人类染色体组中,围绕着遗传基因,存在着大量的“神秘”DNA,其中大量被认为是“垃圾”,另有一些被称为调控DNA(regulatory DNA),有助于基因的开启或关闭。美国科学家近日研究发现,这种调控DNA的量可能要比我们认识到的多得多。相关论文12月10日在线发表于《基因组研究》(Genome Research)上。
领导这一研究的是美国约翰·霍普金斯大学医学院的Andrew McCallion。他的小组以与神经发育有关的phox2b基因为研究对象,运用新的实验方法,分析了大量的DNA片断。结果发现,常规方法检出的phox2b调控DNA量大约只是新方法的29%至61%。
McCallion表示,此次研究支持了这样一种观点,即许多调控蛋白的DNA序列并没有被保留下来。他同时希望新结果能说明类似的研究是有价值的。

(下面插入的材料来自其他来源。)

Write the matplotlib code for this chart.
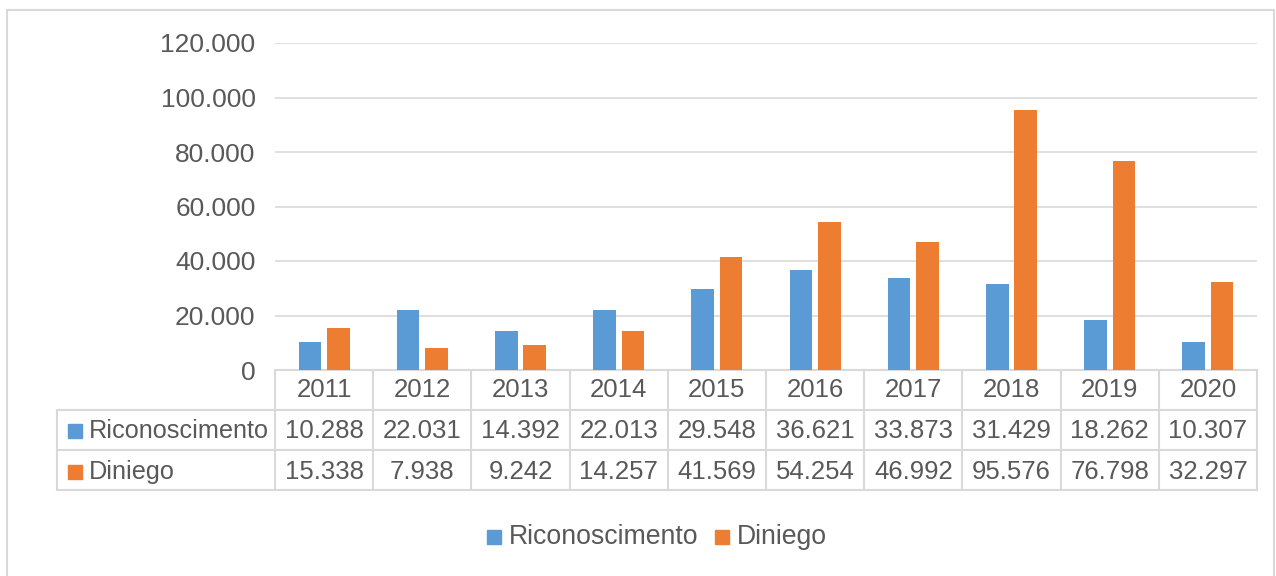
import matplotlib
matplotlib.use("Agg")
import matplotlib.pyplot as plt
import numpy as np
from matplotlib.patches import Rectangle
from matplotlib.transforms import blended_transform_factory

years = ["2011", "2012", "2013", "2014", "2015", "2016", "2017", "2018", "2019", "2020"]
riconoscimento = [10288, 22031, 14392, 22013, 29548, 36621, 33873, 31429, 18262, 10307]
diniego = [15338, 7938, 9242, 14257, 41569, 54254, 46992, 95576, 76798, 32297]
series_names = ["Riconoscimento", "Diniego"]

BLUE = "#5B9BD5"
ORANGE = "#ED7D31"
TEXT = "#595959"
GRID = "#D9D9D9"
W, H = 1276, 576

plt.rcParams["font.family"] = ["Liberation Sans", "DejaVu Sans"]

fig = plt.figure(figsize=(W / 100, H / 100), dpi=100)


def fx(px):
    return px / W


def fy(py):
    return 1 - py / H


# outer chart border
fig.patches.append(Rectangle((fx(7), fy(590)), fx(1274) - fx(7), fy(10) - fy(590),
                             transform=fig.transFigure, fill=False, edgecolor=GRID, lw=1.5))

ax = fig.add_axes([fx(275), fy(370), fx(1257) - fx(275), fy(43) - fy(370)])
x = np.arange(len(years))
bw = 0.23
ax.bar(x - 0.145, riconoscimento, bw, color=BLUE, zorder=3)
ax.bar(x + 0.145, diniego, bw, color=ORANGE, zorder=3)
ax.set_xlim(-0.5, len(years) - 0.5)
ax.set_ylim(0, 120000)
ax.set_yticks(range(0, 120001, 20000))
ax.yaxis.set_major_formatter(lambda v, p: f"{int(v):,}".replace(",", "."))
ax.grid(axis="y", color=GRID, lw=1.2, zorder=0)
for s in ax.spines.values():
    s.set_visible(False)
ax.tick_params(axis="y", length=0, pad=14, labelsize=19, labelcolor=TEXT)
ax.tick_params(axis="x", length=0, labelbottom=False)

# data table under the axis
tr = blended_transform_factory(ax.transData, fig.transFigure)
lw = 1.5
ax.plot([-0.5, len(years) - 0.5], [fy(370), fy(370)], transform=tr, color=GRID, lw=lw, clip_on=False)
for yy in (410, 450, 490):
    fig.add_artist(plt.Line2D([fx(57), fx(1257)], [fy(yy), fy(yy)], color=GRID, lw=lw))
fig.add_artist(plt.Line2D([fx(57), fx(57)], [fy(410), fy(490)], color=GRID, lw=lw))
for i in range(len(years) + 1):
    ax.plot([i - 0.5, i - 0.5], [fy(370), fy(490)], transform=tr, color=GRID, lw=lw, clip_on=False)

for i, yr in enumerate(years):
    ax.text(i, fy(390), yr, transform=tr, ha="center", va="center", fontsize=18.5, color=TEXT)
    ax.text(i, fy(431), f"{riconoscimento[i]:,}".replace(",", "."), transform=tr,
            ha="center", va="center", fontsize=18.5, color=TEXT)
    ax.text(i, fy(472), f"{diniego[i]:,}".replace(",", "."), transform=tr,
            ha="center", va="center", fontsize=18.5, color=TEXT)

for name, col, yy in zip(series_names, (BLUE, ORANGE), (431, 472)):
    fig.patches.append(Rectangle((fx(68), fy(yy + 7)), fx(14), 14 / H, transform=fig.transFigure,
                                 color=col))
    fig.text(fx(89), fy(yy), name, ha="left", va="center", fontsize=18.2, color=TEXT)

# legend
for name, col, sx in zip(series_names, (BLUE, ORANGE), (487, 715)):
    fig.patches.append(Rectangle((fx(sx), fy(544)), fx(14), 14 / H, transform=fig.transFigure,
                                 color=col))
    fig.text(fx(sx + 22), fy(537), name, ha="left", va="center", fontsize=19.2, color=TEXT)

fig.savefig("out.png", dpi=100)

而在接下来的研究中,McCallion计划分析其它神经细胞的基因。他说:“我认为我们刚刚开始认识到DNA调控片断的重要性和丰富性,通过调节每个细胞内基因的活性,它们协助创造了人体内丰富的细胞类型。”(科学网 梅进/编译)
原始出处:
Published online before print December 10, 2007
Genome Research, DOI: 10.1101/gr.6929408
Metrics of sequence constraint overlook regulatory sequences in an exhaustive analysis at phox2b
David M. McGaughey1, Ryan M. Vinton1, Jimmy Huynh1, Amr Al-Saif1, Michael A. Beer1,2, and Andrew S. McCallion1,3,4
1 McKusick-Nathans Institute of Genetic Medicine, Johns Hopkins University School of Medicine, Baltimore, Maryland 21205, USA; 2 Department of Biomedical Engineering, Johns Hopkins University School of Medicine, Baltimore, Maryland 21205, USA; 3 Department of Molecular and Comparative Pathobiology, Johns Hopkins University School of Medicine, Baltimore, Maryland 21205, USA
Despite its recognized utility, the extent to which evolutionary sequence conservation-based approaches may systematically overlook functional noncoding sequences remains unclear. We have tiled across sequence encompassing the zebrafish phox2b gene, ultimately evaluating 48 amplicons corresponding to all noncoding sequences therein for enhancer activity in zebrafish. Post hoc analyses of this interval utilizing five commonly used measures of evolutionary constraint (AVID, MLAGAN, SLAGAN, phastCons, WebMCS) demonstrate that each systematically overlooks regulatory sequences. These established algorithms detected only 29%–61% of our identified regulatory elements, consistent with the suggestion that many regulatory sequences may not be readily detected by metrics of sequence constraint. However, we were able to discriminate functional from nonfunctional sequences based upon GC composition and identified position weight matrices (PWM), demonstrating that, in at least one case, deleting sequences containing a subset of these PWMs from one identified regulatory element abrogated its regulatory function. Collectively, these data demonstrate that the noncoding functional component of vertebrate genomes may far exceed estimates predicated on evolutionary constraint.